Jackson accused Obama's OCR of taking a "gotcha" approach that treated "every complaint as a fishing expedition through which our field investigators have been told to keep searching until you find a violation rather than go where the evidence takes them."
Previous OCR head Catherine Lhamon insists the "fishing" accusation is false. "OCR's charge from Congress is that it must act whenever it has information that civil rights may be violated," Lhamon tells Inside Higher Ed, "and if one student has been harmed, it's incumbent on OCR to look to see if there's another student who is similarly situated."
Justified by congressional mandate or not, this approach led to lengthy investigations with slow resolutions—a situation understandably frustrating and frightening both to those facing allegations of misconduct and to victims of sexual assault and harassment. It's also an asinine way to keep students safe from any potential serial predators. What the approach did wonders for is snowballing investigations that picked up ever more (and more minor) potential perps along the way, since simply talking or writing about a Title IX inquiry can get a student or professor accused of violating Title IX policies.

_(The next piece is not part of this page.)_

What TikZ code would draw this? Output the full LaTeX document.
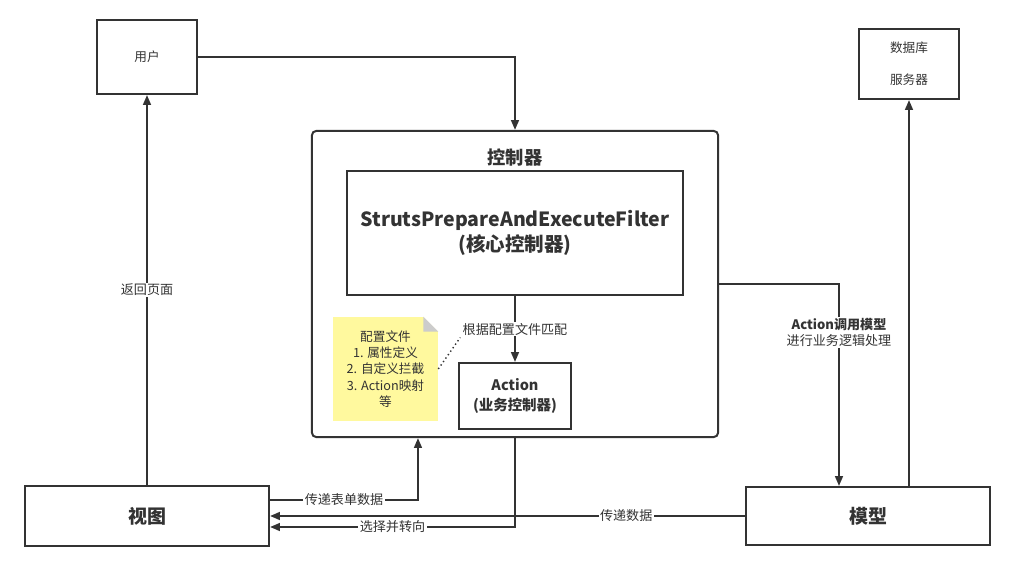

"I've heard from activists on all sides that they no longer recommend going to OCR because the long investigations mean that an OCR complaint is virtually worthless in terms of actually correcting a violation for a complainant," Jackson told the NACUA assembly last week.
Last month, an internal Department of Education memo obtained by ProPublica outlined plans to end OCR's former policy of having certain types of civil rights complaints automatically trigger broader investigations.* "Effective immediately, there is no mandate that any one type of complaint is automatically treated differently than any other type of complaint with respect to the scope of the investigation, the type of amount of data needed to conduct the investigation, or the amount or type of review or oversight needed over the investiation by Headquarters," says the memo, signed by Jackson.
"There is no longer a 'one size fits all' approach to the investigation of any category of complaints," the memo says. This means "that OCR will only apply a 'systemic' or 'class-action' approach where the individual complaint allegations themselves raise systemic or class-wide issues or the investigative team determines a systemic approach is warranted." The shift, the document explains, was designed to "clear backlogs and resolve complaints within a reasonable time-frame."
As far as previous guidance given to schools goes, Jackson was "non-committal" on the agency's plans, according to Inside Higher Ed reporter Doug Lederman:
She stopped short of vowing to withdraw the most contentious recent guidance, the 2011 Dear Colleague letter regarding Title IX and sexual assault, though Jackson suggested that the agency might engage in negotiated rule making to do "what should have been done the first time around": seek input from a variety of parties to decide on a fair system for all parties. Jackson was also noncommittal about whether the agency would reconsider the standard of proof that colleges must meet in their sexual misconduct disciplinary proceedings.
The 2011 letter suggested a "preponderance of evidence" standard, rather than the tougher "clear and convincing" evidence standard, for campus sexual assault and harassment adjudications. "It is unavoidable that OCR will take a position" on this going forward, said Jackson, but what that position will be is still "actively under consideration."
* Correction: The memo was not issued "earlier this month" but in June.